L’épanouissement personnel mieux qu’un chèque
C’est un paradoxe : « d’autres facteurs politiques qui ne sont pas tournés directement vers les familles, peuvent avoir un impact plus fort sur la fécondité », conclut un rapport du Fonds des Nations Unies pour la population (UNFPA). La complexité des facteurs qui entrent dans le choix d’avoir un enfant, rend en effet l’équation bien plus complexe qu’une aide financière ou la disponibilité de places en crèches.
Sur ce point, une enquête Ifop menée en 2022 est éclairante : les raisons qui poussent les femmes à ne pas vouloir d’enfants sont d’abord liées à l’épanouissement personnel, puis les craintes face à l’état du monde, écologique ou économique. Des choix individuels qui vont au-delà d’une politique familiale centrée sur la natalité.

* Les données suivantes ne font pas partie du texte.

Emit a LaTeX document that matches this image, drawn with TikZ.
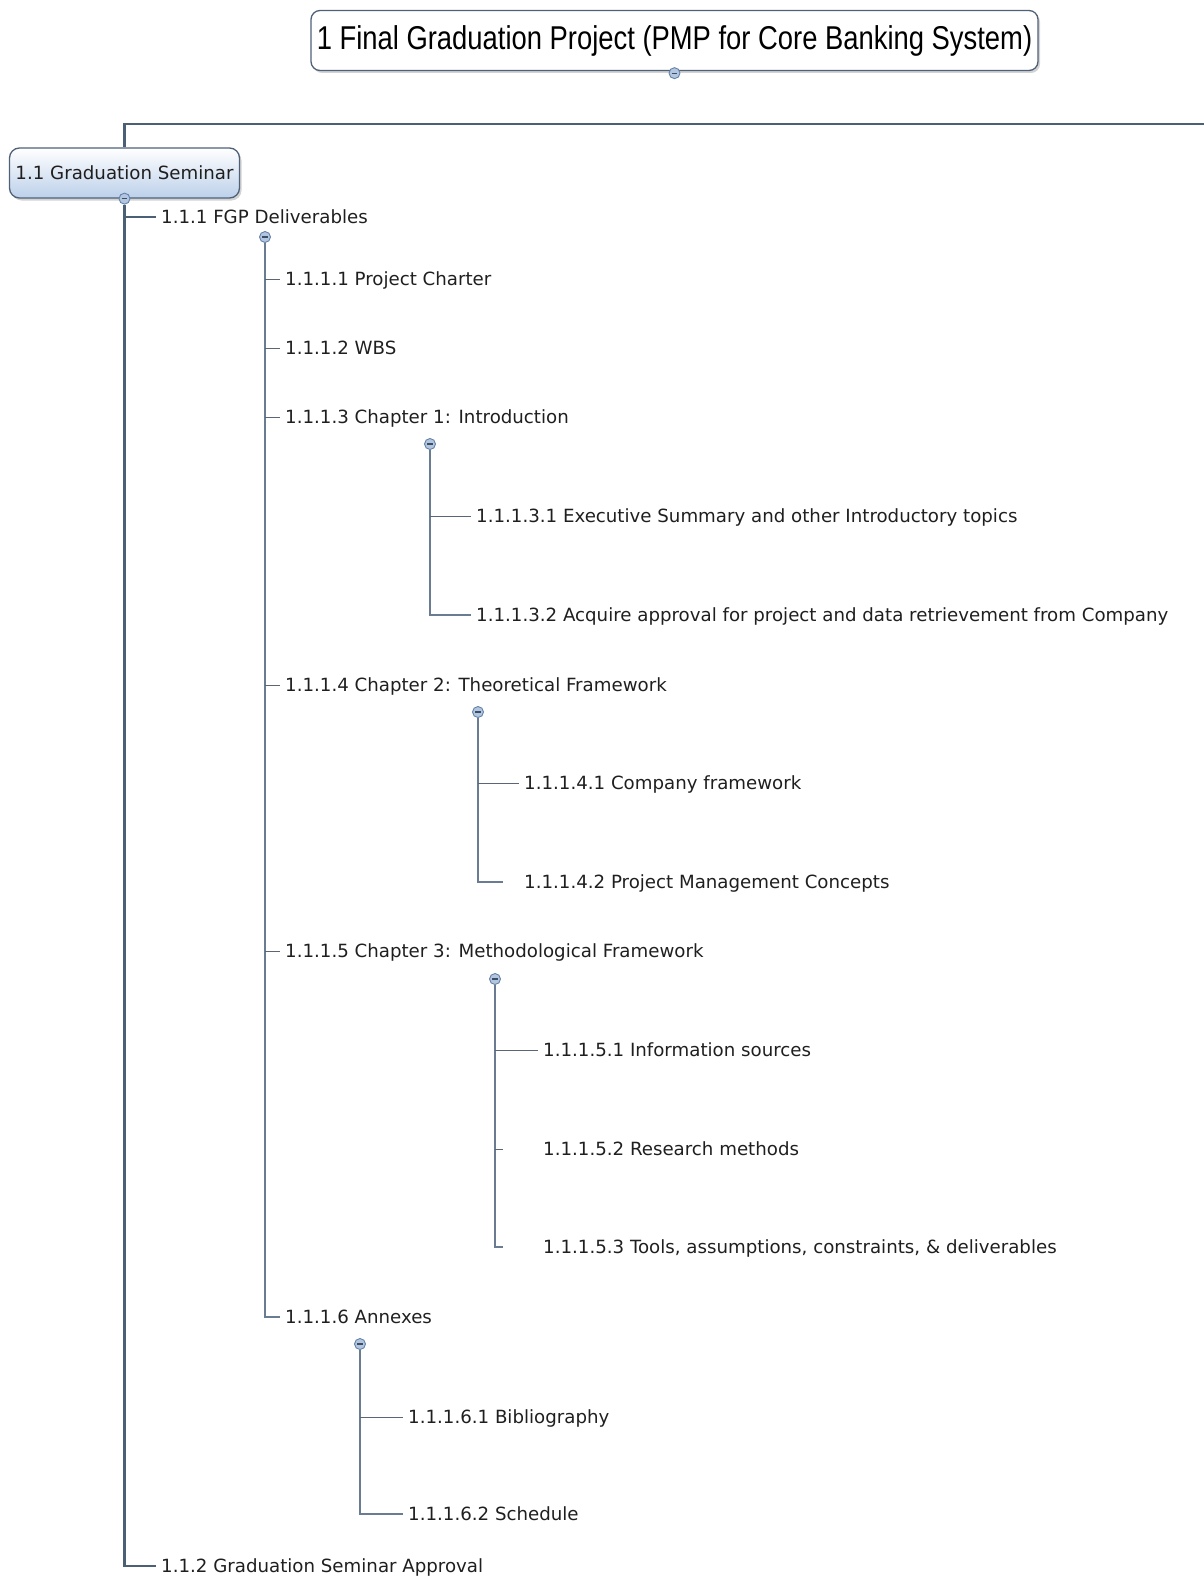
\documentclass[tikz,border=0pt]{standalone}
\usepackage{fontspec}
\setmainfont{DejaVu Sans}
\newfontfamily\titlefont[FakeStretch=0.83]{Liberation Sans}
\usetikzlibrary{shadows}
\definecolor{trunkc}{HTML}{4B5F75}
\definecolor{branchc}{HTML}{6A7C92}
\definecolor{leafc}{HTML}{5A6678}
\definecolor{boxedge}{HTML}{4E6178}
\definecolor{boxfill}{HTML}{BCD0EA}
\definecolor{knobfill}{HTML}{B3C6E0}
\definecolor{knobedge}{HTML}{6482A8}
\pgfdeclarelayer{bg}
\pgfsetlayers{bg,main}

\begin{document}
\begin{tikzpicture}[x=1pt,y=-1pt,
  lbl/.style={anchor=west, inner xsep=5pt, inner ysep=0pt, text height=13pt,
    text depth=0pt, font=\fontsize{18.2}{20}\selectfont, text=black!88},
  knob/.style={circle, draw=knobedge, fill=knobfill, line width=0.9pt,
    minimum size=11pt, inner sep=0pt,
    path picture={\draw[line width=1.2pt, draw=knobedge!60!black]
      ([xshift=-2.8pt]path picture bounding box.center) --
      ([xshift=2.8pt]path picture bounding box.center);}},
  titlebox/.style={draw=boxedge, line width=1.3pt, rounded corners=9pt, fill=white,
    minimum width=727pt, minimum height=60pt, inner sep=0pt,
    drop shadow={opacity=0.35, shadow xshift=2pt, shadow yshift=-2.5pt}},
  gsbox/.style={draw=boxedge, line width=1.3pt, rounded corners=10pt,
    top color=white, bottom color=boxfill, minimum width=230pt,
    minimum height=50pt, inner sep=0pt, font=\fontsize{18.2}{20}\selectfont,
    text=black!88,
    drop shadow={opacity=0.35, shadow xshift=2pt, shadow yshift=-2.5pt}},
  trunk/.style={draw=trunkc, line width=2.6pt},
  twig/.style={draw=trunkc, line width=2pt},
  branch/.style={draw=branchc, line width=1.3pt},
  leaf/.style={draw=leafc, line width=1pt},
]
\useasboundingbox (0,0) rectangle (1203,1579);

% root and first level
\node[titlebox] (root) at (674.5,40.5)
  {\titlefont\fontsize{33}{36}\selectfont 1 Final Graduation Project (PMP for Core Banking System)};
\node[knob] (rk) at ([yshift=-2pt]root.south) {};
\node[gsbox] (gs) at (124.5,173) {1.1 Graduation Seminar};
\node[knob] (gsk) at (gs.south) {};

% second level
\node[lbl] (n111) at (156,217) {1.1.1 FGP Deliverables};
\node[knob] (k111) at (265,237) {};
\node[lbl] (n112) at (156,1566) {1.1.2 Graduation Seminar Approval};

% third level
\node[lbl] (n1111) at (280,279) {1.1.1.1 Project Charter};
\node[lbl] (n1112) at (280,348) {1.1.1.2 WBS};
\node[lbl] (n1113) at (280,417) {1.1.1.3 Chapter 1: Introduction};
\node[lbl] (n1114) at (280,685) {1.1.1.4 Chapter 2: Theoretical Framework};
\node[lbl] (n1115) at (280,951) {1.1.1.5 Chapter 3: Methodological Framework};
\node[lbl] (n1116) at (280,1317) {1.1.1.6 Annexes};

% chapter 1
\node[knob] (k1113) at (430,444) {};
\node[lbl] (n11131) at (471,516) {1.1.1.3.1 Executive Summary and other Introductory topics};
\node[lbl] (n11132) at (471,615) {1.1.1.3.2 Acquire approval for project and data retrievement from Company};

% chapter 2
\node[knob] (k1114) at (478,712) {};
\node[lbl] (n11141) at (519,783) {1.1.1.4.1 Company framework};
\node[lbl] (n11142) at (519,882) {1.1.1.4.2 Project Management Concepts};
\coordinate (e11142) at (503,882);

% chapter 3
\node[knob] (k1115) at (495,979) {};
\node[lbl] (n11151) at (538,1050) {1.1.1.5.1 Information sources};
\node[lbl] (n11152) at (538,1149) {1.1.1.5.2 Research methods};
\node[lbl] (n11153) at (538,1247) {1.1.1.5.3 Tools, assumptions, constraints, \& deliverables};
\coordinate (e11152) at (503,1149);
\coordinate (e11153) at (503,1247);

% annexes
\node[knob] (k1116) at (360,1344) {};
\node[lbl] (n11161) at (403,1417) {1.1.1.6.1 Bibliography};
\node[lbl] (n11162) at (403,1514) {1.1.1.6.2 Schedule};

\coordinate (edge) at (1215,124);

\begin{pgfonlayer}{bg}
  % main trunk
  \draw[trunk] (edge) -| (gs.north);
  \draw[trunk] (gsk) |- (n112.west);
  \draw[twig] (gsk |- n111.west) -- (n111.west);
  % deliverables
  \draw[branch] (k111) |- (n1116.west);
  \foreach \n in {n1111,n1112,n1113,n1114,n1115}
    \draw[leaf] (k111 |- \n.west) -- (\n.west);
  % chapter 1
  \draw[branch] (k1113) |- (n11132.west);
  \draw[leaf] (k1113 |- n11131.west) -- (n11131.west);
  % chapter 2
  \draw[branch] (k1114) |- (e11142);
  \draw[leaf] (k1114 |- n11141.west) -- (n11141.west);
  % chapter 3
  \draw[branch] (k1115) |- (e11153);
  \draw[leaf] (k1115 |- n11151.west) -- (n11151.west);
  \draw[leaf] (k1115 |- e11152) -- (e11152);
  % annexes
  \draw[branch] (k1116) |- (n11162.west);
  \draw[leaf] (k1116 |- n11161.west) -- (n11161.west);
\end{pgfonlayer}
\end{tikzpicture}
\end{document}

Pour Gilles Pison, la question des congés parentaux est une bonne illustration de cet effet « par la bande » plutôt que direct. Il est parti du constat que la natalité est « plus élevée dans les pays du nord de l’Europe ». « Ce qui les distingue, explique le démographe, c’est la dépense liée aux congés parentaux ». En Suède, l’interruption de travail dure 16 mois, dont 13 mois rémunérés à 80 % du dernier revenu perçu.
Mais cette mesure s’adosse à une culture poussant très loin l’égalité homme/femmes : résultat, ce sont à 70 % les hommes suédois, contre 30 % pour les femmes. À 1,66 enfant par femme, Stockholm n’est pas un miracle démographique ; mais c’est bien plus que l’Espagne et l’Italie, où le taux de fécondité dépasse péniblement 1,2 enfant par femme.
L’égalité, facteur décisif d’une politique familiale
Cette approche nordique n’est pas tournée vers l’enfant. L’objectif de ces politiques, c’est de « favoriser le travail des femmes » en mettant à égalité les genres, notamment devant les obligations parentales, explique ainsi Gilles Pison. « Ce qui semble importer, pour une politique familiale de plus forte fécondité, c’est quand on peut plus facilement concilier travail et famille, et que les inégalités entre hommes et femme, au travail ou à la maison, se réduisent », analyse le chercheur.
« L’augmentation de la natalité devient alors un effet indirect » des politiques familiales et d’égalité femmes-hommes, tournées vers les aspirations des individus plus que leur désir d’enfant. En Corée, explique ainsi l’UNFPA dans son rapport, le taux de natalité a continué à s’effondrer durant les années 2010, et cela malgré de réformes du congé maternité ou des places en crèche : le résultat d’inégalité homme/femme profonde, d’un marché du travail très prenant, ou d’une extrême pression scolaire sur les jeunes enfants. Tant de facteurs qui ne dépendent pas de la politique familiale à proprement parler.
À la lumière de cette analyse, la réforme du congé parental et la lutte contre l’infertilité vont-elles suffire à faire rebondir le nombre de naissances ? Mieux rémunérer femmes et homme qui prennent un congé après une naissance va en tout cas dans le sens de cette égalité qui réussit aux pays du Nord. De plus, « la majorité des couples souhaite encore avoir des enfants », rappelle Gilles Pison. Mais axer directement le redressement de la natalité sur ce désir relève du mirage.